Curiously, literally nobody on earth uses this workflow.

People must be in complete denial to pretend that LLM (re)search engines can’t be used to trivially save hours or days of work. The accuracy isn’t perfect, but entirely sufficient for very many use cases, and will arguably continue to improve in the near future.

3 comments

> The accuracy isn’t perfect

The reason why people don't use LLMs to "trivially save hours or days of work" is because LLMs don't do that. People would use a tool that works. This should be evidence that the tools provide no exceptional benefit, why do you think that is not true?

The only way LLM search engines save time is if you take what it says at face value as truth. Otherwise you still have to fact check whatever it spews out which is the actual time consuming part of doing proper research.

Frankly I've seen enough dangerous hallucinations from LLM search engines to immediately discard anything it says.

Of course you have to fact check - but verification is much faster and easier than searching from scratch.
How is verification faster and easier? Normally you would check an article's citations to verify its claims, which still takes a lot of work, but an LLM can't cite its sources (it can fabricate a plausible list of fake citations, but this is not the same thing), so verification would have to involve searching from scratch anyway.
Because it gives you an answer and all you have to do is check its source. Often you don’t have to do that since you have jogged your memory.

Versus finding the answer by clicking into the first few search results links and scanning text that might not have the answer.

As I said, how are you going to check the source when LLMs can't provide sources? The models, as far as I know, don't store links to sources along with each piece of knowledge. At best they can plagiarize a list of references from the same sources as the rest of the text, which will by coincidence be somewhat accurate.
Pretty much every major LLM client has web search built in. They aren't just using what's in their weights to generate the answers.

When it gives you a link, it literally takes you to the part of the page that it got its answer from. That's how we can quickly validate.

LLMs provide sources every time I ask them.
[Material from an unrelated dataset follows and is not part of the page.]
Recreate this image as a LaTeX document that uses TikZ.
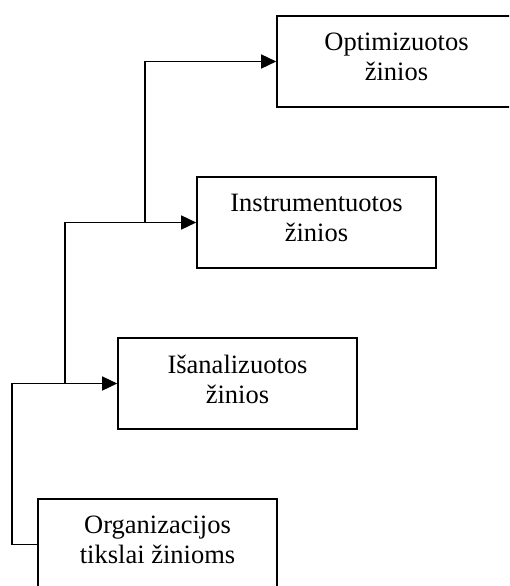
\documentclass[tikz,border=0pt]{standalone}
\usepackage{fontspec}
\setmainfont{Liberation Serif}
\usetikzlibrary{arrows.meta}
\tikzset{
  box/.style={draw, line width=1.6pt, minimum width=239pt, minimum height=91pt, inner sep=0pt},
  lbl/.style={align=center, inner sep=0pt, font=\fontsize{26.5}{30}\selectfont},
  conn/.style={line width=1.5pt},
  arr/.style={conn, -{Triangle[length=15pt,width=14pt]}}
}
\begin{document}
\begin{tikzpicture}[x=1pt,y=-1pt]
\useasboundingbox (0,0) rectangle (509,586);
\clip (0,0) rectangle (509,586);
\fill[white] (0,0) rectangle (509,586);
% boxes
\node[box] (b1) at (396.5,61.5) {};
\node[box] (b2) at (316.5,222.5) {};
\node[box] (b3) at (237.5,383.5) {};
\node[box] (b4) at (157.5,544.5) {};
% texts
\node[lbl] (t1) at ([yshift=4.5pt]b1.center) {Optimizuotos\\žinios};
\node[lbl] (t2) at ([yshift=4.5pt]b2.center) {Instrumentuotos\\žinios};
\node[lbl] (t3) at ([yshift=4.5pt]b3.center) {Išanalizuotos\\žinios};
\node[lbl] (t4) at ([yshift=4.5pt]b4.center) {Organizacijos\\tikslai žinioms};
% junction coordinates
\coordinate (c0) at (12,544.5);
\coordinate (j3) at (65,383.5);
\coordinate (j2) at (145,222.5);
% connectors
\draw[arr] (b4.west) -- (c0) |- (b3.west);
\draw[arr] (j3) |- (b2.west);
\draw[arr] (j2) |- (b1.west);
\end{tikzpicture}
\end{document}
They do it by going out and searching, not by storing a list of sources in their corpus.

For most things, no it isn’t. The reason it can work well at all for software is that it’s often (though not always) easy to validate the results. But for giving you a summary of some topic, no, it’s actually very hard to verify the results without doing all the work over again.
> People must be in complete denial

That seems to be a big part of it, yes. I think in part it’s a reaction to perceived competition.